The U.K.'s new Prime Minister Theresa May is heading to Berlin on Wednesday afternoon for a working dinner with German Chancellor Angela Merkel with the unpalatable issue of Brexit expected to be the dish of the day.
It will be May's first overseas trip since becoming prime minister last week after a tumultuous chain of events following the U.K. decision in June to leave the European Union (EU). She is also due to travel to Paris on Thursday for talks with French President Francois Hollande.
May's election was applauded as she is widely seen as a "safe pair of hands" and, like Merkel, she is known for her cool demeanor and pragmatic approach to government. She has certainly wasted no time in putting her mark on the U.K's government, strategically appointing a number of "remain" and "leave" politicians to prominent positions in the cabinet.
With similar personal qualities, analysts saw no reason why the meeting of two of Europe's most powerful women should go badly.
"There's no reason to assume that there will be a hostile atmosphere," Carsten Nickel, deputy director of research at Teneo Intelligence, told CNBC on Wednesday. "They've never met before but they should get along on at least a personal level," he added.
The circumstances surrounding their first meeting on Wednesday evening are tricky, however, and building good relations damaged by the Brexit vote will be crucial. Awkwardly, the U.K. has yet to even start departure proceedings, leaving the relationship in limbo.
May has said that she wants to firm up the U.K.'s negotiating position over its possible future role with the EU before triggering the official procedure for leaving the bloc, known as Article 50.
But European leaders have urged the U.K. to get on with the process, saying that delay prolongs the economic and political uncertainty surrounding the Brexit, for all parties.
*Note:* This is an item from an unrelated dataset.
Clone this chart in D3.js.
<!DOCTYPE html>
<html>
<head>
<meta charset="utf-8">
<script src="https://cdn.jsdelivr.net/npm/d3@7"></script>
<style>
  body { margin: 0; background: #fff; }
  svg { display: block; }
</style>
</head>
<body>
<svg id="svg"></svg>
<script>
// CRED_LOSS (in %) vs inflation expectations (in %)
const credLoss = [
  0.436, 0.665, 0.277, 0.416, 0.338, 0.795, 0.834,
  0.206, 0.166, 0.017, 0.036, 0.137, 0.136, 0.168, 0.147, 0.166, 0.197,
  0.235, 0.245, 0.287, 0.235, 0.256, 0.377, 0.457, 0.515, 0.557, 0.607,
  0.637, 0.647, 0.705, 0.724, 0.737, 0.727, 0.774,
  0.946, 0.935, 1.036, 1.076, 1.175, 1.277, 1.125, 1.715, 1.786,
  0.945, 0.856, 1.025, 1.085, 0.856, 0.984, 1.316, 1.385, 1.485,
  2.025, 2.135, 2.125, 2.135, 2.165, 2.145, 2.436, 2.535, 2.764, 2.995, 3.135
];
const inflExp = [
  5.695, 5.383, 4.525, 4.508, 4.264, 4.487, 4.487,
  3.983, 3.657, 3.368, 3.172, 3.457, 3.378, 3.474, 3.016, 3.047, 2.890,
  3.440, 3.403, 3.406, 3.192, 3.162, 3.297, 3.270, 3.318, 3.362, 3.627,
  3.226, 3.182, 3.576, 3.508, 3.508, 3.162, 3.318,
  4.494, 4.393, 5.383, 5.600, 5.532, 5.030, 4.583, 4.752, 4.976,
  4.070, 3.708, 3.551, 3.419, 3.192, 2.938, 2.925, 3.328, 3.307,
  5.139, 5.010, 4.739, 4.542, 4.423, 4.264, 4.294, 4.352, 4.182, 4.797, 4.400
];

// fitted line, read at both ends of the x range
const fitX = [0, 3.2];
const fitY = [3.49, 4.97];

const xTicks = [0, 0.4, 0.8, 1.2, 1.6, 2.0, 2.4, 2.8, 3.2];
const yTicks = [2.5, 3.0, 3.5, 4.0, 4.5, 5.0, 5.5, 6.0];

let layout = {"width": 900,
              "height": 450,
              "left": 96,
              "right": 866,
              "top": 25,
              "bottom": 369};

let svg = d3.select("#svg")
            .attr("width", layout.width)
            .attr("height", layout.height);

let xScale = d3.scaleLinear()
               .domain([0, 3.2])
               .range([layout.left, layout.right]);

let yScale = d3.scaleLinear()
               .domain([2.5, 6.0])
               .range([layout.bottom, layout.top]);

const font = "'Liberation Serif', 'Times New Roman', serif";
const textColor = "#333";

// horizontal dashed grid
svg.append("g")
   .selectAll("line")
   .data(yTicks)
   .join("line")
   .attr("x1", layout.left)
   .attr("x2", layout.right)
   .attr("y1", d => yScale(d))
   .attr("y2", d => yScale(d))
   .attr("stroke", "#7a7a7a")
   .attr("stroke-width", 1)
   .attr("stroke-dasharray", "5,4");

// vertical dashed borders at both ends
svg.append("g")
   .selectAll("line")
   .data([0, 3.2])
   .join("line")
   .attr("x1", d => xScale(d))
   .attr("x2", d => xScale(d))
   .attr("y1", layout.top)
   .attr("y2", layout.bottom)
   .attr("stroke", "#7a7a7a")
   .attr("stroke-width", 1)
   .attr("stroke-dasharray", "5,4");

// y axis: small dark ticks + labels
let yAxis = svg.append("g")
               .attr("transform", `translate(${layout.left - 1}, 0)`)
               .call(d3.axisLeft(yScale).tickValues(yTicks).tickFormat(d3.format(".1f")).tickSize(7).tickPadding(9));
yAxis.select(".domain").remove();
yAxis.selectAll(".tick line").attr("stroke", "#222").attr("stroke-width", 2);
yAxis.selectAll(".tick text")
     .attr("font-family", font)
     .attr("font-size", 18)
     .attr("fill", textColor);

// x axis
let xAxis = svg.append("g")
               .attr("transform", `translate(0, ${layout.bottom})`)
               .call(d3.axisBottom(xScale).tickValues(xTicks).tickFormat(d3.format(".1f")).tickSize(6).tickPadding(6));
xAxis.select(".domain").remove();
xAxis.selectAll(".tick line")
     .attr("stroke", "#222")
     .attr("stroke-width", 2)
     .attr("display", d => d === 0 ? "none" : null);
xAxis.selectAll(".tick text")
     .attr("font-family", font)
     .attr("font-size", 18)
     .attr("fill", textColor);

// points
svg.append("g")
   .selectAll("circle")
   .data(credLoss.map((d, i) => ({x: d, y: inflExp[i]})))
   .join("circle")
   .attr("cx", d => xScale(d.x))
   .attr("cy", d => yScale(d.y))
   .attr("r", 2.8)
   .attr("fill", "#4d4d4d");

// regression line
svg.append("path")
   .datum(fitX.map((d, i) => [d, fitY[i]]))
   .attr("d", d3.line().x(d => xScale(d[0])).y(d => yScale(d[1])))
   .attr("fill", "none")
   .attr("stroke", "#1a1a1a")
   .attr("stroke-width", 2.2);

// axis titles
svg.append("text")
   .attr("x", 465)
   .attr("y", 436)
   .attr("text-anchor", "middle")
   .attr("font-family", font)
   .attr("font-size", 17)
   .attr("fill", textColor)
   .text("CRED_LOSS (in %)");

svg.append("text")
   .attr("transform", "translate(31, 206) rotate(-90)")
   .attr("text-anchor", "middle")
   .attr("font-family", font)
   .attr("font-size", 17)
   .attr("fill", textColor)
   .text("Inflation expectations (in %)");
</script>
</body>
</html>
Publicly too, EU leaders have vetoed any discussions over a post-EU relationship until Article 50 is triggered.
The U.K. has started distancing itself from the EU, however. May has told European Council president Donald Tusk that Britain is to relinquish its upcoming six-month presidency of the council in 2017, the Press Association reported Wednesday.
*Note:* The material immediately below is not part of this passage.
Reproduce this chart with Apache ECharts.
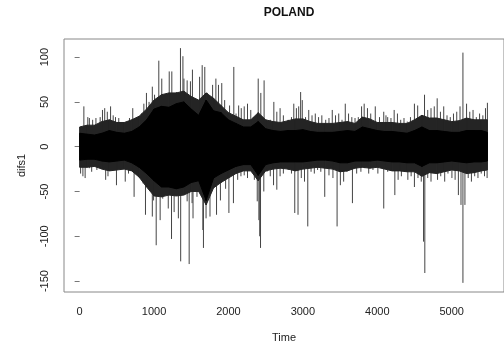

There have been differing attitudes towards the U.K. following the vote; some European leaders want "an example" to be made of the country, giving the U.K. no easy ride when it comes to negotiating a post-membership relationship to deter other countries from following suit.
Others, like Merkel, are more measured, calling for a more cooperative approach and saying there should be no EU "revenge" on Britain. After all, the U.K. has been a key trading partner in the EU and the bloc is mindful of its need to maintain its links to the U.K.'s robust consumer market.
With official break-up negotiations yet to even begin, Nickel noted that there was the "potential for tensions further down the line" despite the cordial atmosphere expected between May and Merkel tonight.
"Merkel is aware that she needs to step into the 'strong leader of Europe' position again and that she needs to incorporate a more hawkish position like France to ensure that the single market survives. Yes, the trade relationship with the U.K. is important to Germany but its relationship with the rest of the EU and the need to keep the bloc together outweighs that," Nickel said.
Anti-EU sentiment is stirring throughout Europe in varying degrees, making the need to keep the bloc unified more important than ever. From the prominence of France's National Front party to Italy's anti-establishment 5-Star Movement and Germany's anti-immigrant Alternative for Germany party, the region's mainstream leaders are dealing with "upstart" political parties on the left and right that are challenging the status quo.
Such sentiment has only been strengthened by the region's refugee crisis and terrorist attacks by largely "home grown" terrorists, highlighting the region's failings in terms of integration and enfranchisement.
Rabobank's team of research analysts warned that the EU – and Merkel in particular - had to tread a fine line in its negotiations with the U.K. and keeping the rest of the EU on side.
"The fact that the EU has a great incentive to ensure that an 'easy' or smooth deal is not won by the U.K. is clear," analysts Richard McGuire, Lyn Graham-Taylor and Matt Cairns said in a note Wednesday.
"Should the EU simply bow to the U.K.'s desires (or at least the desires of a slim margin of those that voted to leave) is unlikely in our view. To do so would be to tempt fate, given other members of the EU that may themselves be 'unhappy' with certain elements of their membership may well seek to test the waters themselves," they said.
"This, we would argue, brings to bear the very real risk that the EU project itself is in danger and is, we also believe, a risk that the remaining members of the EU, particularly those most committed to the project in Germany and France will work hard to squash."